Son parcours commence en 1990, quand le jeune Thierry, 23 ans, tout frais sorti du Celsa, se rêvait en correspondant du Monde à l'étranger - Hubert Beuve-Méry est l'un de ses maîtres, l'autre étant Raymond Aron, l'anti-Sartre. Pourquoi pas à Moscou ? Sans connaissance particulière, ni, on s'en doute, sympathies idéologiques, il éprouvait pour l'URSS et le monde communiste une "passion intellectuelle et politique". "Je me donnais vingt ans pour y parvenir", dit-il, modeste.

Oui mais voilà : service militaire oblige, il opte pour la "coopé" et se retrouve... à Freetown, capitale de la Sierra Leone. Pays alors en paix, où affluaient les réfugiés du Liberia voisin, à feu et à sang. Cruvellier, durant un an et demi, rédige l'édition en français du New Citizen, un petit journal local consacré à la coopération française. Hourra l'Afrique, et adieu l'URSS ! Il retournera huit fois en Sierra Leone, en particulier en 1994, embrasée à son tour par la guerre civile. Il enchaîne ensuite avec le Rwanda, juste après le génocide, où il enquête, pour le compte de Reporters sans frontières, sur les violations du droit de la presse et sur le sort des 49 journalistes rwandais assassinés durant le conflit. Puis il passe cinq ans à Arusha, couvrant les travaux du tribunal international chargé de juger les responsables du génocide au Rwanda. Du moins ceux qu'on a pu identifier et retrouver.

De la Bosnie au Cambodge

A son retour en France, après une année off "luxueuse" (et bien méritée) à Harvard grâce à une bourse, Thierry Cruvellier rédige Le tribunal des vaincus, récit de son expérience de "correspondant pénal". "C'était mon tout premier essai, confie-t-il, même si je savais qu'un jour ou l'autre je me colletterais avec l'écriture." Il passe le manuscrit à son confrère Stephen Smith, qui le transmet chez Calmann-Lévy, où il est donc publié en 2006. Puis Cruvellier repart suivre d'autres procès, en Bosnie, en Colombie, avant d'arriver, en 2007, à Phnom Penh, avec pour mission de "former les journalistes destinés à couvrir les procès des criminels khmers rouges devant les CETC" (chambres exceptionnelles des tribunaux cambodgiens).

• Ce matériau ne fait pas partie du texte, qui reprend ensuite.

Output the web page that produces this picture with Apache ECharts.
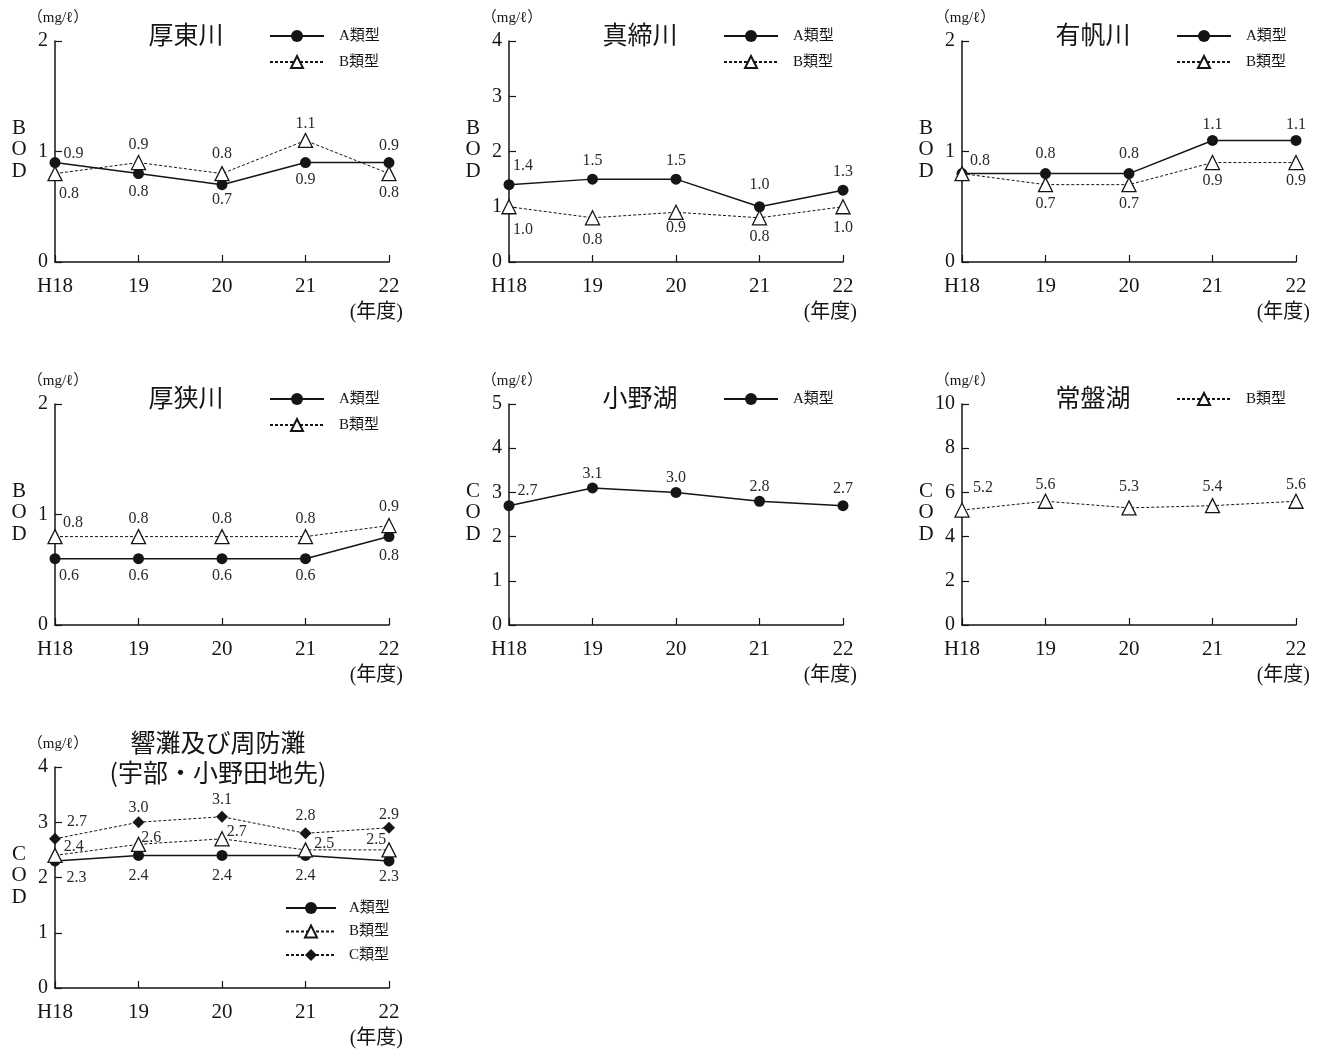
<!DOCTYPE html>
<html>
<head>
<meta charset="utf-8">
<script src="https://cdn.jsdelivr.net/npm/echarts@6/dist/echarts.min.js"></script>
<style>
html,body{margin:0;padding:0;background:#fff;}
#c{width:1320px;height:1050px;}
</style>
</head>
<body>
<div id="c"></div>
<script>
// ---- data ----
const years = ['H18', '19', '20', '21', '22'];
const kotoA = [0.9, 0.8, 0.7, 0.9, 0.9];
const kotoB = [0.8, 0.9, 0.8, 1.1, 0.8];
const mashimeA = [1.4, 1.5, 1.5, 1.0, 1.3];
const mashimeB = [1.0, 0.8, 0.9, 0.8, 1.0];
const arihoA = [0.8, 0.8, 0.8, 1.1, 1.1];
const arihoB = [0.8, 0.7, 0.7, 0.9, 0.9];
const asaA = [0.6, 0.6, 0.6, 0.6, 0.8];
const asaB = [0.8, 0.8, 0.8, 0.8, 0.9];
const onoA = [2.7, 3.1, 3.0, 2.8, 2.7];
const tokiwaB = [5.2, 5.6, 5.3, 5.4, 5.6];
const hibikiA = [2.3, 2.4, 2.4, 2.4, 2.3];
const hibikiB = [2.4, 2.6, 2.7, 2.5, 2.5];
const hibikiC = [2.7, 3.0, 3.1, 2.8, 2.9];
const titles = ['厚東川', '真締川', '有帆川', '厚狭川', '小野湖', '常盤湖', '響灘及び周防灘\n(宇部・小野田地先)'];
const yNames = ['BOD', 'BOD', 'BOD', 'BOD', 'COD', 'COD', 'COD'];
const yMax = [2, 4, 2, 2, 5, 10, 4];
const yStep = [1, 1, 1, 1, 1, 2, 1];
const typeNames = { A: 'A類型', B: 'B類型', C: 'C類型' };
const unitText = '（mg/ℓ）';
const yearUnit = '(年度)';

// which series per panel
const panelSeries = [
  { A: kotoA, B: kotoB },
  { A: mashimeA, B: mashimeB },
  { A: arihoA, B: arihoB },
  { A: asaA, B: asaB },
  { A: onoA },
  { B: tokiwaB },
  { A: hibikiA, B: hibikiB, C: hibikiC }
];

// ---- layout / style (no data) ----
const grids = [
  { left: 55, top: 41 }, { left: 509, top: 41 }, { left: 962, top: 41 },
  { left: 55, top: 404 }, { left: 509, top: 404 }, { left: 962, top: 404 },
  { left: 55, top: 767 }
];
const GW = 334, GH = 221;
// label placement: [position, dx, dy] ; null = hidden
const labelPlace = [
  { A: [['right', 0, -9], ['bottom', 0, 2], ['bottom', 0, -1], ['bottom', 0, 1], ['top']],
    B: [['bottom', 14, 2], ['top', 0, 1], ['top', 0, -1], ['top', 0, 2], ['bottom', 0, 1]] },
  { A: [['top', 14, -2], ['top', 0, -2], ['top', 0, -2], ['top', 0, -5], ['top', 0, -2]],
    B: [['bottom', 14, 4], ['bottom', 0, 3], ['bottom', 0, -3], ['bottom'], ['bottom', 0, 2]] },
  { A: [['top', 18, 4], ['top', 0, -3], ['top', 0, -3], ['top', 0, 1], ['top', 0, 1]],
    B: [null, ['bottom'], ['bottom'], ['bottom'], ['bottom']] },
  { A: [['bottom', 14, 1], ['bottom', 0, 1], ['bottom', 0, 1], ['bottom', 0, 1], ['bottom', 0, 3]],
    B: [['top', 18, 5], ['top', 0, 1], ['top', 0, 1], ['top', 0, 1], ['top', 0, 0]] },
  { A: [['right', 0, -15], ['top', 0, 2], ['top', 0, 2], ['top', 0, 2], ['top', 0, 0]] },
  { B: [['top', 21, -4], ['top', 0, 2], ['top', 0, -2], ['top', 0, 0], ['top', 0, 2]] },
  { A: [['right', 3, 17], ['bottom', 0, 4], ['bottom', 0, 4], ['bottom', 0, 4], ['bottom', 0, -1]],
    B: [['right', -2, -9], ['right', -8, -7], ['right', -6, -7], ['right', -2, -6], ['left', 8, -10]],
    C: [['right', 3, -17], ['top', 0, 3], ['top', 0, 0], ['top', 0, -1], ['top', 0, 4]] }
];
const legendPlace = [
  { dx: 214, dy: -12.5, gap: 11, w: 54, pad: 10 }, { dx: 214, dy: -12.5, gap: 11, w: 54, pad: 10 },
  { dx: 214, dy: -12.5, gap: 11, w: 54, pad: 10 }, { dx: 214, dy: -12.5, gap: 11, w: 54, pad: 10 },
  { dx: 214, dy: -12.5, gap: 11, w: 54, pad: 10 }, { dx: 214, dy: -12.5, gap: 11, w: 54, pad: 10 },
  { dx: 230, dy: 133.5, gap: 8.5, w: 50, pad: 8 }
];
const NUMFONT = "'Liberation Serif', 'Noto Sans CJK JP', serif";
const CJKFONT = "'Noto Sans CJK JP', 'Liberation Serif', sans-serif";
const INK = '#151515';
const seriesStyle = {
  A: { symbol: 'circle', symbolSize: 11, itemStyle: { color: INK, borderColor: INK, borderWidth: 0 },
       lineStyle: { color: INK, width: 1.5, type: 'solid' } },
  B: { symbol: 'triangle', symbolSize: 14, itemStyle: { color: '#fff', borderColor: INK, borderWidth: 1.3 },
       lineStyle: { color: INK, width: 1, type: [3, 2] } },
  C: { symbol: 'diamond', symbolSize: 12, itemStyle: { color: INK, borderColor: INK, borderWidth: 0 },
       lineStyle: { color: INK, width: 1, type: [3, 2] } }
};

// ---- build option ----
const option = {
  animation: false,
  backgroundColor: '#fff',
  grid: grids.map(g => ({ left: g.left, top: g.top, width: GW, height: GH, containLabel: false, outerBoundsMode: 'none' })),
  xAxis: grids.map((g, i) => ({
    type: 'category', gridIndex: i, data: years, boundaryGap: false,
    axisLine: { show: true, lineStyle: { color: INK, width: 1.5 } },
    axisTick: { show: true, inside: true, length: 7, interval: 0, lineStyle: { color: INK, width: 1.2 } },
    axisLabel: { interval: 0, margin: 14, fontSize: 21, fontFamily: NUMFONT, color: INK },
    splitLine: { show: false }
  })),
  yAxis: grids.map((g, i) => ({
    type: 'value', gridIndex: i, min: 0, max: yMax[i], interval: yStep[i],
    name: unitText, nameLocation: 'end', nameGap: 15,
    nameTextStyle: { fontSize: 15, fontFamily: NUMFONT, color: INK, align: 'center', padding: [0, 0, 0, 6] },
    axisLine: { show: true, lineStyle: { color: INK, width: 1.5 } },
    axisTick: { show: true, inside: true, length: 7, lineStyle: { color: INK, width: 1.2 } },
    axisLabel: { margin: 7, fontSize: 20, fontFamily: NUMFONT, color: INK },
    splitLine: { show: false }
  })),
  legend: grids.map((g, i) => ({
    data: Object.keys(panelSeries[i]).map(k => typeNames[k]),
    orient: 'vertical', left: g.left + legendPlace[i].dx, top: g.top + legendPlace[i].dy,
    itemWidth: legendPlace[i].w, itemHeight: 15, itemGap: legendPlace[i].gap, padding: 0,
    selectedMode: false,
    textStyle: { fontSize: 15, fontFamily: NUMFONT, color: INK, padding: [0, 0, 0, legendPlace[i].pad] }
  })),
  series: [],
  graphic: []
};

grids.forEach((g, i) => {
  Object.keys(panelSeries[i]).forEach(k => {
    const vals = panelSeries[i][k];
    const places = labelPlace[i][k];
    const st = seriesStyle[k];
    option.series.push({
      type: 'line', name: typeNames[k], xAxisIndex: i, yAxisIndex: i,
      symbol: st.symbol, symbolSize: st.symbolSize, showAllSymbol: true,
      itemStyle: st.itemStyle, lineStyle: st.lineStyle,
      emphasis: { disabled: true },
      label: { show: true, fontSize: 16, fontFamily: NUMFONT, color: '#2a2a2a', distance: 3,
               formatter: p => Number(p.value).toFixed(1) },
      data: vals.map((v, j) => {
        const pl = places[j];
        if (!pl) return { value: v, label: { show: false } };
        return { value: v, label: { position: pl[0], offset: [pl[1] || 0, pl[2] || 0] } };
      })
    });
  });

  // title
  const multi = titles[i].indexOf('\n') >= 0;
  option.graphic.push({
    type: 'text',
    x: g.left + (multi ? 163 : 131), y: g.top + (multi ? -10 : -7),
    style: { text: titles[i], fontSize: 25, fontFamily: CJKFONT, fill: INK,
             align: 'center', verticalAlign: 'middle', lineHeight: 30 }
  });
  // vertical axis name (letters)
  option.graphic.push({
    type: 'text', x: g.left - 36, y: g.top + GH / 2 - 2,
    style: { text: yNames[i].split('').join('\n'), fontSize: 21, fontFamily: NUMFONT, fill: INK,
             align: 'center', verticalAlign: 'middle', lineHeight: 21.5 }
  });
  // year unit
  option.graphic.push({
    type: 'text', x: g.left + 348, y: g.top + GH + 51,
    style: { text: yearUnit, fontSize: 20, fontFamily: NUMFONT, fill: INK,
             align: 'right', verticalAlign: 'middle' }
  });
});

const chart = echarts.init(document.getElementById('c'), null, { renderer: 'canvas' });
chart.setOption(option);
</script>
</body>
</html>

Premier accusé : Douch, le bourreau du camp de Tuol Sleng, responsable de la mort de plus de 10 000 de ses compatriotes et geôlier, entre autres, de François Bizot (1), pour qui Cruvellier éprouve estime et respect. Alors qu'il n'avait pour l'Asie aucun tropisme particulier, Cruvellier aime le Cambodge, et se passionne pour l'histoire exceptionnelle du bourreau khmer rouge et pour les problèmes moraux qu'elle pose : "Douch est le premier accusé qui plaide coupable, reconnaît ses crimes, réfléchit et parle. C'est un criminel de masse, un monstre, mais pas un autre. En chacun d'entre nous, un bourreau peut sommeiller. Il ne faut surtout pas le réveiller." De cette nouvelle expérience, Thierry Cruvellier a tiré un livre puissant et grave, publié chez Gallimard en coédition avec Versilio, l'agence de Susanna Lea et Antoine Audouard, qui l'ont cornaqué et le représentent.

A l'avenir, Cruvellier n'a pas l'intention d'aller suivre d'autres procès du même genre, même s'il sait que "tout ça reviendra un jour dans [son] travail". Rompant avec ce qu'il appelle le "journalisme traditionnel", il aimerait prendre son temps pour écrire "un grand reportage littéraire à l'américaine". Sur la Sierra Leone, peut-être.

Le maître des aveux, Thierry Cruvellier, Gallimard, 371 p., 21 euros, ISBN : 978-2-07-013489-2, mise en vente le 22 septembre.

(1) Voir l'avant-critique de son dernier ouvrage sur cette expérience, p. 76.